→ Given problem: Reproduce nothing but the lines from the start of the material through the line that includes "min_border_right=27, min_border_top=50, min_border_bottom=63)", both ends included, and omit every picture.

→ Provided data:

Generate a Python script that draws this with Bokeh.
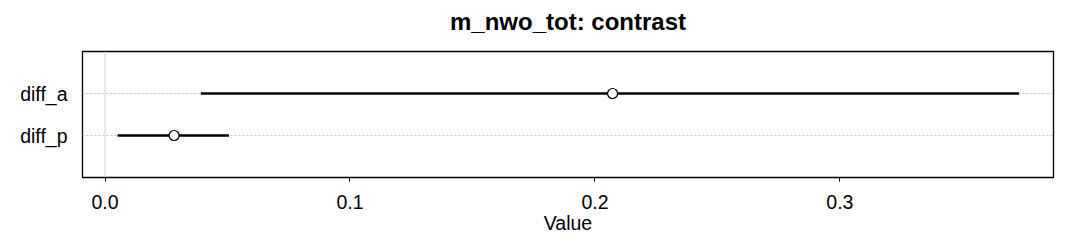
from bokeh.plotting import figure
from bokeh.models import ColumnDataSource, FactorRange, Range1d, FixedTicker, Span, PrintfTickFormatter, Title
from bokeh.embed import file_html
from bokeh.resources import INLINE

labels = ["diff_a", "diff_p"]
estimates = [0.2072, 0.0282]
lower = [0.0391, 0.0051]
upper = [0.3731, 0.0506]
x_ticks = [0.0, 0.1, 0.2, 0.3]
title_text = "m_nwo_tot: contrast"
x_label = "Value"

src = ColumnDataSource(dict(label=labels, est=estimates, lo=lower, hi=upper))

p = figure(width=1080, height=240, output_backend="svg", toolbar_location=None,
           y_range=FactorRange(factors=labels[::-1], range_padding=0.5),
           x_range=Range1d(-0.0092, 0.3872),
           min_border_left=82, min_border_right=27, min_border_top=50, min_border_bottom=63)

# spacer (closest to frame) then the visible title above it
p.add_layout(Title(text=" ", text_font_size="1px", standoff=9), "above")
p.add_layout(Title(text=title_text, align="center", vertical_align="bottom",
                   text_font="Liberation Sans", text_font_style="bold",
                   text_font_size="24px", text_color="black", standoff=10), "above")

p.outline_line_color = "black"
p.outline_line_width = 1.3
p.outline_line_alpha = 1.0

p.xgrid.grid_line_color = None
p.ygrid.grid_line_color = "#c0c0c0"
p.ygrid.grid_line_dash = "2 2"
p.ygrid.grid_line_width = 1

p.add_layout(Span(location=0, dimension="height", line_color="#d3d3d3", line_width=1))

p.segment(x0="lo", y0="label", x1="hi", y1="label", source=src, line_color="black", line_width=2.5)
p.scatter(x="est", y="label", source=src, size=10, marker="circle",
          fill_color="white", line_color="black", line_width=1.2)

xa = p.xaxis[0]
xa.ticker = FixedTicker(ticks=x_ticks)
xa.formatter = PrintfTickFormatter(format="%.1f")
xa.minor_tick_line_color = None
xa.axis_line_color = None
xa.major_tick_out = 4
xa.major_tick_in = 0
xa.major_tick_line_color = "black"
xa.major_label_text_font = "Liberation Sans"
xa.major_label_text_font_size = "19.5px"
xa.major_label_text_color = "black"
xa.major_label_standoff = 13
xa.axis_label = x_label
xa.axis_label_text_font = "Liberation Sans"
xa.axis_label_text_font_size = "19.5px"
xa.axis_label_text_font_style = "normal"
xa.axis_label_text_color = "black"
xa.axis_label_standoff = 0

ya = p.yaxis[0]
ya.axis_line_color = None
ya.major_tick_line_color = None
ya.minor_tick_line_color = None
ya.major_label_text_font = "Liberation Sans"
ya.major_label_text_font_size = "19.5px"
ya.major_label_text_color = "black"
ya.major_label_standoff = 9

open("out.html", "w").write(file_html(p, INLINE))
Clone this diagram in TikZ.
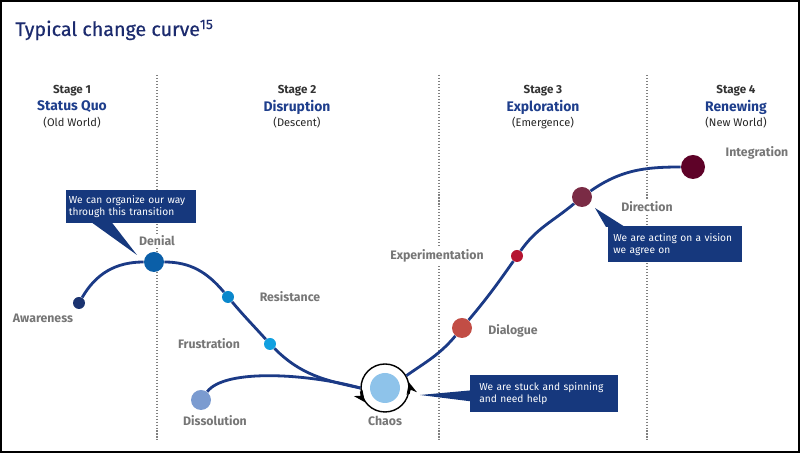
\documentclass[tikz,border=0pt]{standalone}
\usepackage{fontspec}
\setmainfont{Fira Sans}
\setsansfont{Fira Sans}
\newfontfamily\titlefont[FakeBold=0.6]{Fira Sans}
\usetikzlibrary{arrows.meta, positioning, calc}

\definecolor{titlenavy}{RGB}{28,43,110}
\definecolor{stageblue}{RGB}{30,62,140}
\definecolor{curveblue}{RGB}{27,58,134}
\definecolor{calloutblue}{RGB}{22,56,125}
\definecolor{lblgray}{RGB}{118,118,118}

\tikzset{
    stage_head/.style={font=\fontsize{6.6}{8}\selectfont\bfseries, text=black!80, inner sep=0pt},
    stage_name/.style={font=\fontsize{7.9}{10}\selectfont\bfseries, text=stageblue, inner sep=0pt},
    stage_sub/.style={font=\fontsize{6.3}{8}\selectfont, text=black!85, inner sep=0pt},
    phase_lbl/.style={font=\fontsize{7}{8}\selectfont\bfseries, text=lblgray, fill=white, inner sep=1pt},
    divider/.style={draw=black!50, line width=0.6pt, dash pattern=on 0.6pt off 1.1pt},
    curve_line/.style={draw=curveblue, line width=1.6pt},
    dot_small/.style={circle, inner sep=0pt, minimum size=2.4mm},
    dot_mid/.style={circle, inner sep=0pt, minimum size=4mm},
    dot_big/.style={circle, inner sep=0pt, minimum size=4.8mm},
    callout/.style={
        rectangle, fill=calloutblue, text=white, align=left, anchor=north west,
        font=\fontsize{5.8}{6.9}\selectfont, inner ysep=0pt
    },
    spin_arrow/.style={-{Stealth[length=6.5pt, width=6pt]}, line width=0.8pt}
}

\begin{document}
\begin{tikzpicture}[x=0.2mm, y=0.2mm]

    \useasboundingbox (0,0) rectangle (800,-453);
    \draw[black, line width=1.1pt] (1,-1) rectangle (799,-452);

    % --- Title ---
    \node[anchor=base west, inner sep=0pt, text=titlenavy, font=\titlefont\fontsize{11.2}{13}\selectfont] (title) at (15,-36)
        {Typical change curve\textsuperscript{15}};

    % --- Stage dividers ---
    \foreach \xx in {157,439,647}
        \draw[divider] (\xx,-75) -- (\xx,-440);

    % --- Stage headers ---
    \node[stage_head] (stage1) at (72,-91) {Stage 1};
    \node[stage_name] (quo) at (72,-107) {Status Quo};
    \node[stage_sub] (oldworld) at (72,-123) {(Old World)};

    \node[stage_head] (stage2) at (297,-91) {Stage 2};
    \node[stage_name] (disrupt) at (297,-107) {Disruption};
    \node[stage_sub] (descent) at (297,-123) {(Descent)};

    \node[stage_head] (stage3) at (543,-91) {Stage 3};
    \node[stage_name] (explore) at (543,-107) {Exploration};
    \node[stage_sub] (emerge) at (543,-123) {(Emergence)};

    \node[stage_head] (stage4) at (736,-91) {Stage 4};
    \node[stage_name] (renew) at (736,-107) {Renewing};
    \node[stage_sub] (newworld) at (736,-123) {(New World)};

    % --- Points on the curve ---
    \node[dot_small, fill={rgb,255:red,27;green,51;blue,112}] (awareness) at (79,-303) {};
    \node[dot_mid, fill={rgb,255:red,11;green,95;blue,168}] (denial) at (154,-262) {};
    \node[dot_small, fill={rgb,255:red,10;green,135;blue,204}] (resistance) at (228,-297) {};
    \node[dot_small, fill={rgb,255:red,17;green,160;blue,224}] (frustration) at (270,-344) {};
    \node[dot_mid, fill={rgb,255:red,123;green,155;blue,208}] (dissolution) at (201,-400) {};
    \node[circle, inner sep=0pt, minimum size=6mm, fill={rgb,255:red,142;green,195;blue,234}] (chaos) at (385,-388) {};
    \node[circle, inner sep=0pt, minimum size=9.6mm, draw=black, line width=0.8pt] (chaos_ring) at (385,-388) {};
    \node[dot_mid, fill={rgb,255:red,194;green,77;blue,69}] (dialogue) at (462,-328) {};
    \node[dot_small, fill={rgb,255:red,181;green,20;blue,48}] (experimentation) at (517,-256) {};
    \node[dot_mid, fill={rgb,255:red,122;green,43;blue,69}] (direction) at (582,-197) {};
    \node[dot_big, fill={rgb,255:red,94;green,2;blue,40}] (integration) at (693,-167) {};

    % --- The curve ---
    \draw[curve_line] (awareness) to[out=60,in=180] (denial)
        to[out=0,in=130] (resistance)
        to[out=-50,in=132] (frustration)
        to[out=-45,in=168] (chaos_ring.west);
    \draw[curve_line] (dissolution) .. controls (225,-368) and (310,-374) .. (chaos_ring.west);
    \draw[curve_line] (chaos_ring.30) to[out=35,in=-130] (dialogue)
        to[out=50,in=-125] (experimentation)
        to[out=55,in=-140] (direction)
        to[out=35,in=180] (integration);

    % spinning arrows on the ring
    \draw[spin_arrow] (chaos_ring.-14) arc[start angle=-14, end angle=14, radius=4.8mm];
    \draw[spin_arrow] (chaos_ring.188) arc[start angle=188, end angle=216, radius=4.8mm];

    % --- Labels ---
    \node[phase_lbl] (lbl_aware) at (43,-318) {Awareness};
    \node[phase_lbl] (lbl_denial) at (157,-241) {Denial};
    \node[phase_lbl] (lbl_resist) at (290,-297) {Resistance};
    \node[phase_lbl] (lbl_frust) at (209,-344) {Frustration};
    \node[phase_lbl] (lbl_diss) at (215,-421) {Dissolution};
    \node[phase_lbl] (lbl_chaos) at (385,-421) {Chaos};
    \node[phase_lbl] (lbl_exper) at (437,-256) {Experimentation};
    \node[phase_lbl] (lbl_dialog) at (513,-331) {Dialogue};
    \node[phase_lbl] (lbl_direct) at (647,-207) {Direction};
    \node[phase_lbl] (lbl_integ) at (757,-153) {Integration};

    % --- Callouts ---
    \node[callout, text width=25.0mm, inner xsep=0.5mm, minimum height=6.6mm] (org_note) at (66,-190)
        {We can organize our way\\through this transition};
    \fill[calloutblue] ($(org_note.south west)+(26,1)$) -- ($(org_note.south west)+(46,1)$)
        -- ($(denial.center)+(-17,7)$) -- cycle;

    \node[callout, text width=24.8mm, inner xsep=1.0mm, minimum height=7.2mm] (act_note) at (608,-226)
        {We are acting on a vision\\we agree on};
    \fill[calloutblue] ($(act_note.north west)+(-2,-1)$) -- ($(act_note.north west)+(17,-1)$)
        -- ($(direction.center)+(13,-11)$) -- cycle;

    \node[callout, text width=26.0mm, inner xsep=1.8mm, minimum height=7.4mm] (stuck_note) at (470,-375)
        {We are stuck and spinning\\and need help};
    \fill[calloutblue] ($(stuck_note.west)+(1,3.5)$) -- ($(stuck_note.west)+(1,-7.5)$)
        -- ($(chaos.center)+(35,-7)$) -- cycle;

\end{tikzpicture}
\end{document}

→ Reply to the exercise:
Generate a Python script that draws this with Bokeh.
from bokeh.plotting import figure
from bokeh.models import ColumnDataSource, FactorRange, Range1d, FixedTicker, Span, PrintfTickFormatter, Title
from bokeh.embed import file_html
from bokeh.resources import INLINE

labels = ["diff_a", "diff_p"]
estimates = [0.2072, 0.0282]
lower = [0.0391, 0.0051]
upper = [0.3731, 0.0506]
x_ticks = [0.0, 0.1, 0.2, 0.3]
title_text = "m_nwo_tot: contrast"
x_label = "Value"

src = ColumnDataSource(dict(label=labels, est=estimates, lo=lower, hi=upper))

p = figure(width=1080, height=240, output_backend="svg", toolbar_location=None,
           y_range=FactorRange(factors=labels[::-1], range_padding=0.5),
           x_range=Range1d(-0.0092, 0.3872),
           min_border_left=82, min_border_right=27, min_border_top=50, min_border_bottom=63)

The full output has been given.